Exactly the lines from the start of the data below through the line that contains "const legendB = [200,400,600];" are to be copied, with pictures left out.

— BEGIN Available records —

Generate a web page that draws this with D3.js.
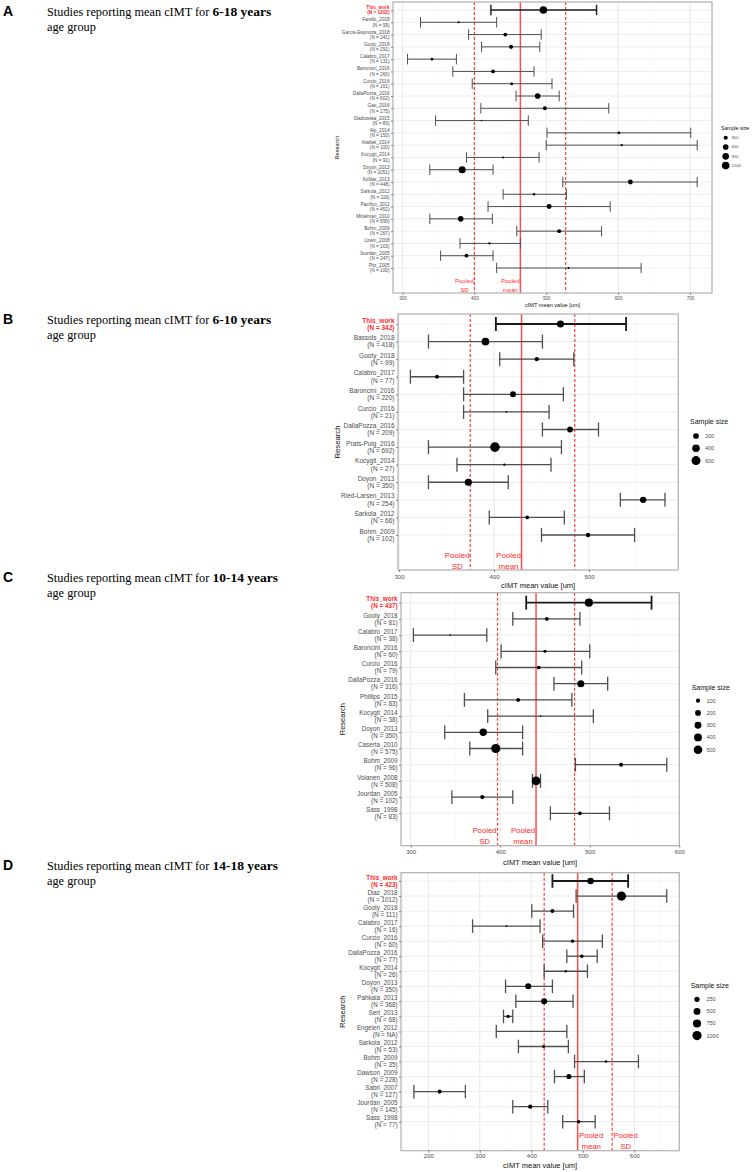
<!DOCTYPE html>
<html><head><meta charset="utf-8">
<script src="https://cdn.jsdelivr.net/npm/d3@7"></script>
<style>body{margin:0;background:#fff} svg{display:block}</style>
</head><body>
<svg id="c" width="756" height="1172"></svg>
<script>
// ---------- Panel A : 6-18 years ----------
const studiesA = ["This_work","Farello_2018","Garcia-Espinoza_2018","Gooty_2018","Calabro_2017","Baroncini_2016","Curcio_2016","DallaPozza_2016","Gao_2016","Sladowska_2015","Alp_2014","Atabek_2014","Kocygit_2014","Doyon_2013","Kollias_2013","Sarkola_2012","Pacifico_2011","Mittelman_2010","Bohm_2009","Litwin_2008","Jourdan_2005","Pitz_2005"];
const sizeA = [1202,99,241,291,131,260,161,602,275,83,150,100,91,1051,448,119,452,599,267,103,247,100];
const meanA = [496,378,443,451,341,426,452,488,498,410,601,605,440,383,617,483,504,381,518,421,389,531];
const lowA  = [423,325,392,410,307,370,397,458,409,346,501,500,389,338,523,440,419,338,459,380,353,431];
const highA = [570,431,493,491,375,483,508,518,587,475,701,710,490,426,710,528,589,425,577,464,426,632];
const pooledA = [400,464,527];
const ticksA = [300,400,500,600,700];
const legendA = [300,600,900,1200];

// ---------- Panel B : 6-10 years ----------
const studiesB = ["This_work","Bassols_2018","Gooty_2018","Calabro_2017","Baroncini_2016","Curcio_2016","DallaPozza_2016","Prats-Puig_2016","Kocygit_2014","Doyon_2013","Ried-Larsen_2013","Sarkola_2012","Bohm_2009"];
const sizeB = [342,418,99,77,220,21,209,692,27,350,254,66,102];
const meanB = [470,391,445,340,420,413,480,401,411,373,557,435,499];
const lowB  = [402,331,406,312,368,368,451,331,361,331,533,395,450];
const highB = [539,451,484,368,473,458,510,471,460,415,580,474,548];
const pooledB = [375,429,485];
const ticksB = [300,400,500];
const legendB = [200,400,600];

// ---------- Panel C : 10-14 years ----------
const studiesC = ["This_work","Gooty_2018","Calabro_2017","Baroncini_2016","Curcio_2016","DallaPozza_2016","Phillips_2015","Kocygit_2014","Doyon_2013","Caserta_2010","Bohm_2009","Volanen_2008","Jourdan_2005","Sass_1998"];
const sizeC = [437,81,38,60,79,316,83,38,350,575,96,508,102,83];
const meanC = [499,452,344,450,443,490,420,445,381,395,535,440,380,489];
const lowC  = [429,414,303,401,395,460,360,386,338,366,484,436,346,456];
const highC = [569,489,385,500,491,520,480,504,425,425,586,445,414,522];
const pooledC = [397,440,483];
const ticksC = [300,400,500,600];
const legendC = [100,200,300,400,500];

// ---------- Panel D : 14-18 years ----------
const studiesD = ["This_work","Diaz_2018","Gooty_2018","Calabro_2017","Curcio_2016","DallaPozza_2016","Kocygit_2014","Doyon_2013","Pahkala_2013","Sert_2013","Engelen_2012","Sarkola_2012","Bohm_2009","Dawson_2009","Sabri_2007","Jourdan_2005","Sass_1998"];
const sizeD = [423,1012,111,16,60,77,26,350,368,68,null,53,35,228,127,145,77];
const meanD = [515,575,441,352,480,498,467,394,425,355,401,424,545,473,222,398,492];
const lowD  = [441,487,401,286,422,469,425,350,370,346,332,375,484,445,172,364,461];
const highD = [588,663,482,417,538,528,509,441,481,364,469,472,608,503,272,432,524];
const pooledD = [425,490,557];
const ticksD = [200,300,400,500,600];
const legendD = [250,500,750,1000];

const titlePrefix = "Studies reporting mean cIMT for ";
const titleSuffix = "age group";
const xTitle = "cIMT mean value [um]";
const yTitle = "Research";
const legendTitle = "Sample size";

const svg = d3.select("#c");
svg.append("rect").attr("width",756).attr("height",1172).attr("fill","#fff");

const RED = "#ff2a2a";
const SANS = "'Liberation Sans', Arial, sans-serif";
const SERIF = "'Liberation Serif', 'Times New Roman', serif";

const panels = [
 {letter:"A", ages:"6-18 years", studies:studiesA, n:sizeA, mean:meanA, low:lowA, high:highA, pooled:pooledA, ticks:ticksA, legend:legendA,
  L:{titleY:15.7, left:393,right:712,top:2,bottom:293, a0:[300,402.5], a1:[700,690], row0:10,row1:268,
     fsTick:4.7, fsAxis:4.6, fsXT:5.6, fsYT:5.6, fsLegT:5.2, fsLegL:4.2, fsPool:6,
     poolY:[-12,-2.7], side:-1, poolOff:10, legX:721, legTY:127.7, legY0:137.7, legStep:9.3, legCx:725.7, legLx:731.5,
     r:[0.7,3.8], tickPad:1.5, xTitleBase:307, yTitleX:337, lw:1, lwMain:1.4, cap:0.85}},
 {letter:"B", ages:"6-10 years", studies:studiesB, n:sizeB, mean:meanB, low:lowB, high:highB, pooled:pooledB, ticks:ticksB, legend:legendB,
  L:{titleY:324, left:398,right:678.3,top:314,bottom:570, a0:[400,494], a1:[500,589], row0:324,row1:535,
     fsTick:6.5, fsAxis:6, fsXT:7.5, fsYT:7.7, fsLegT:7, fsLegL:5.5, fsPool:8,
     poolY:[-15,-4], side:-1, poolOff:13, legX:690, legTY:422, legY0:436, legStep:12.3, legCx:696, legLx:705,
     r:[0.8,4.8], tickPad:2.5, xTitleBase:588, yTitleX:337, lw:1.3, lwMain:1.8, cap:0.8}},
 {letter:"C", ages:"10-14 years", studies:studiesC, n:sizeC, mean:meanC, low:lowC, high:highC, pooled:pooledC, ticks:ticksC, legend:legendC,
  L:{titleY:582, left:401,right:679.3,top:592.7,bottom:845.7, a0:[300,410.7], a1:[600,679.3], row0:602.7,row1:813.3,
     fsTick:6.3, fsAxis:6, fsXT:7.5, fsYT:7.5, fsLegT:7, fsLegL:5.5, fsPool:7.8,
     poolY:[-15,-4], side:-1, poolOff:13, legX:691.7, legTY:687.7, legY0:700.7, legStep:12.25, legCx:698, legLx:706.5,
     r:[0.8,4.6], tickPad:2, xTitleBase:865, yTitleX:342.5, lw:1.3, lwMain:1.8, cap:0.86}},
 {letter:"D", ages:"14-18 years", studies:studiesD, n:sizeD, mean:meanD, low:lowD, high:highD, pooled:pooledD, ticks:ticksD, legend:legendD,
  L:{titleY:870, left:401,right:679.3,top:872.7,bottom:1150.7, a0:[200,428.3], a1:[600,634.3], row0:881,row1:1121.7,
     fsTick:6.3, fsAxis:6, fsXT:7.5, fsYT:7.5, fsLegT:7, fsLegL:5.5, fsPool:7.8,
     poolY:[-15,-4], side:1, poolOff:13.5, legX:690.7, legTY:986, legY0:999.3, legStep:12.1, legCx:697, legLx:706.5,
     r:[0.8,4.6], tickPad:1.5, xTitleBase:1168, yTitleX:342.5, lw:1.3, lwMain:1.8, cap:0.9}}
];

function drawPanel(p){
  const L = p.L;
  const g = svg.append("g");
  // title block
  g.append("text").attr("x",3).attr("y",L.titleY).attr("font-family",SANS).attr("font-weight","bold")
    .attr("font-size",14).attr("fill","#000").text(p.letter);
  const t = g.append("text").attr("x",47).attr("y",L.titleY).attr("font-family",SERIF).attr("font-size",12.3).attr("fill","#000");
  t.append("tspan").text(titlePrefix);
  t.append("tspan").attr("font-weight","bold").attr("font-size",13.5).text(p.ages);
  g.append("text").attr("x",47).attr("y",L.titleY+15).attr("font-family",SERIF).attr("font-size",12.3).attr("fill","#000").text(titleSuffix);

  const x = d3.scaleLinear().domain([L.a0[0],L.a1[0]]).range([L.a0[1],L.a1[1]]);
  const y = d3.scalePoint().domain(d3.range(p.studies.length)).range([L.row0,L.row1]);
  const step = y.step();
  const nMin = d3.min(p.n.filter(v=>v!=null)), nMax = d3.max(p.n);
  const rLin = d3.scaleLinear().domain([0,1]).range(L.r);
  const rad = v => rLin(Math.sqrt((v-nMin)/(nMax-nMin)));

  const vMin = x.invert(L.left), vMax = x.invert(L.right);
  const tStep = p.ticks[1]-p.ticks[0];
  const minor = [p.ticks[0]-tStep/2].concat(p.ticks.map(v=>v+tStep/2)).filter(v=>v>vMin && v<vMax);

  g.append("rect").attr("x",L.left).attr("y",L.top).attr("width",L.right-L.left).attr("height",L.bottom-L.top).attr("fill","#fff");
  g.selectAll(".mn").data(minor).join("line").attr("x1",d=>x(d)).attr("x2",d=>x(d)).attr("y1",L.top).attr("y2",L.bottom)
    .attr("stroke","#f3f3f3").attr("stroke-width",0.5);
  g.selectAll(".mj").data(p.ticks).join("line").attr("x1",d=>x(d)).attr("x2",d=>x(d)).attr("y1",L.top).attr("y2",L.bottom)
    .attr("stroke","#e6e6e6").attr("stroke-width",0.9);
  g.selectAll(".hr").data(d3.range(p.studies.length)).join("line").attr("x1",L.left).attr("x2",L.right).attr("y1",d=>y(d)).attr("y2",d=>y(d))
    .attr("stroke","#ececec").attr("stroke-width",0.9);

  // pooled lines
  g.append("line").attr("x1",x(p.pooled[1])).attr("x2",x(p.pooled[1])).attr("y1",L.top).attr("y2",L.bottom)
    .attr("stroke","#ff4d4d").attr("stroke-width",1.5);
  [p.pooled[0],p.pooled[2]].forEach(v=>{
    g.append("line").attr("x1",x(v)).attr("x2",x(v)).attr("y1",L.top).attr("y2",L.bottom)
      .attr("stroke","#ff3b3b").attr("stroke-width",1.2).attr("stroke-dasharray","3,2");
  });

  // error bars
  const idx = d3.range(p.studies.length);
  const capH = step*L.cap/2;
  const bars = g.append("g");
  idx.forEach(i=>{
    const col = i===0 ? "#1a1a1a" : "#4f4f4f";
    const w = i===0 ? L.lwMain : L.lw;
    bars.append("line").attr("x1",x(p.low[i])).attr("x2",x(p.high[i])).attr("y1",y(i)).attr("y2",y(i)).attr("stroke",col).attr("stroke-width",w);
    [p.low[i],p.high[i]].forEach(v=>{
      bars.append("line").attr("x1",x(v)).attr("x2",x(v)).attr("y1",y(i)-capH).attr("y2",y(i)+capH).attr("stroke",col).attr("stroke-width",w);
    });
  });
  g.selectAll(".pt").data(idx.filter(i=>p.n[i]!=null)).join("circle")
    .attr("cx",i=>x(p.mean[i])).attr("cy",i=>y(i)).attr("r",i=>rad(p.n[i])).attr("fill","#000");

  // pooled labels
  const lab = L.side<0 ? [[p.pooled[0],"SD"],[p.pooled[1],"mean"]] : [[p.pooled[1],"mean"],[p.pooled[2],"SD"]];
  lab.forEach(([v,w])=>{
    const cx = x(v)+L.side*L.poolOff;
    g.append("text").attr("x",cx).attr("y",L.bottom+L.poolY[0]+0.35*L.fsPool).attr("text-anchor","middle")
      .attr("font-family",SANS).attr("font-size",L.fsPool).attr("fill",RED).text("Pooled");
    g.append("text").attr("x",cx).attr("y",L.bottom+L.poolY[1]+0.35*L.fsPool).attr("text-anchor","middle")
      .attr("font-family",SANS).attr("font-size",L.fsPool).attr("fill",RED).text(w);
  });

  // border
  g.append("rect").attr("x",L.left).attr("y",L.top).attr("width",L.right-L.left).attr("height",L.bottom-L.top)
    .attr("fill","none").attr("stroke","#b0b0b0").attr("stroke-width",1.2);

  // x axis
  const xa = g.append("g").attr("transform",`translate(0,${L.bottom})`)
    .call(d3.axisBottom(x).tickValues(p.ticks).tickSize(2).tickPadding(L.tickPad));
  xa.select(".domain").remove();
  xa.selectAll("line").attr("stroke","#555").attr("stroke-width",0.7);
  xa.selectAll("text").attr("font-family",SANS).attr("font-size",L.fsAxis).attr("fill","#4d4d4d");
  g.append("text").attr("x",(L.left+L.right)/2).attr("y",L.xTitleBase).attr("text-anchor","middle")
    .attr("font-family",SANS).attr("font-size",L.fsXT).attr("fill","#111").text(xTitle);

  // y axis
  const ya = g.append("g").attr("transform",`translate(${L.left},0)`)
    .call(d3.axisLeft(y).tickSize(2).tickFormat(""));
  ya.select(".domain").remove();
  ya.selectAll("line").attr("stroke","#555").attr("stroke-width",0.7);
  const dy = 0.56*L.fsTick;
  idx.forEach(i=>{
    const main = i===0;
    const tt = g.append("text").attr("text-anchor","end").attr("font-family",SANS).attr("font-size",L.fsTick)
      .attr("fill",main?RED:"#4d4d4d").attr("font-weight",main?"bold":"normal");
    tt.append("tspan").attr("x",L.left-3.5).attr("y",y(i)-dy+0.35*L.fsTick).text(p.studies[i]);
    tt.append("tspan").attr("x",L.left-3.5).attr("y",y(i)+dy+0.35*L.fsTick).text(`(N = ${p.n[i]==null?"NA":p.n[i]})`);
  });
  const yc = (L.top+L.bottom)/2;
  g.append("text").attr("transform",`translate(${L.yTitleX},${yc}) rotate(-90)`).attr("text-anchor","middle")
    .attr("dy","0.35em").attr("font-family",SANS).attr("font-size",L.fsYT).attr("fill","#111").text(yTitle);

  // size legend
  g.append("text").attr("x",L.legX).attr("y",L.legTY+0.35*L.fsLegT).attr("font-family",SANS).attr("font-size",L.fsLegT)
    .attr("fill","#111").text(legendTitle);
  p.legend.forEach((v,k)=>{
    const cy = L.legY0 + k*L.legStep;
    g.append("circle").attr("cx",L.legCx).attr("cy",cy).attr("r",rad(v)).attr("fill","#000");
    g.append("text").attr("x",L.legLx).attr("y",cy+0.35*L.fsLegL).attr("font-family",SANS).attr("font-size",L.fsLegL)
      .attr("fill","#4d4d4d").text(v);
  });
}
panels.forEach(drawPanel);
</script>
</body></html>
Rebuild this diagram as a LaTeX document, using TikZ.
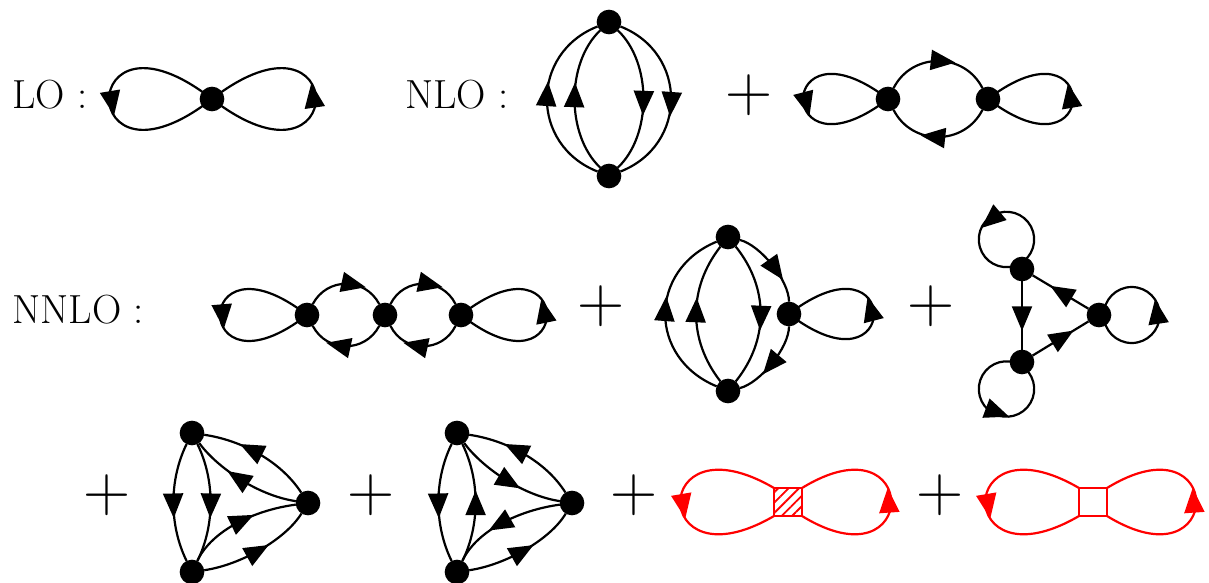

— END Available records —

— Reply to the exercise —
Generate a web page that draws this with D3.js.
<!DOCTYPE html>
<html><head><meta charset="utf-8">
<script src="https://cdn.jsdelivr.net/npm/d3@7"></script>
<style>body{margin:0;background:#fff} svg{display:block}</style>
</head><body>
<svg id="c" width="756" height="1172"></svg>
<script>
// ---------- Panel A : 6-18 years ----------
const studiesA = ["This_work","Farello_2018","Garcia-Espinoza_2018","Gooty_2018","Calabro_2017","Baroncini_2016","Curcio_2016","DallaPozza_2016","Gao_2016","Sladowska_2015","Alp_2014","Atabek_2014","Kocygit_2014","Doyon_2013","Kollias_2013","Sarkola_2012","Pacifico_2011","Mittelman_2010","Bohm_2009","Litwin_2008","Jourdan_2005","Pitz_2005"];
const sizeA = [1202,99,241,291,131,260,161,602,275,83,150,100,91,1051,448,119,452,599,267,103,247,100];
const meanA = [496,378,443,451,341,426,452,488,498,410,601,605,440,383,617,483,504,381,518,421,389,531];
const lowA  = [423,325,392,410,307,370,397,458,409,346,501,500,389,338,523,440,419,338,459,380,353,431];
const highA = [570,431,493,491,375,483,508,518,587,475,701,710,490,426,710,528,589,425,577,464,426,632];
const pooledA = [400,464,527];
const ticksA = [300,400,500,600,700];
const legendA = [300,600,900,1200];

// ---------- Panel B : 6-10 years ----------
const studiesB = ["This_work","Bassols_2018","Gooty_2018","Calabro_2017","Baroncini_2016","Curcio_2016","DallaPozza_2016","Prats-Puig_2016","Kocygit_2014","Doyon_2013","Ried-Larsen_2013","Sarkola_2012","Bohm_2009"];
const sizeB = [342,418,99,77,220,21,209,692,27,350,254,66,102];
const meanB = [470,391,445,340,420,413,480,401,411,373,557,435,499];
const lowB  = [402,331,406,312,368,368,451,331,361,331,533,395,450];
const highB = [539,451,484,368,473,458,510,471,460,415,580,474,548];
const pooledB = [375,429,485];
const ticksB = [300,400,500];
const legendB = [200,400,600];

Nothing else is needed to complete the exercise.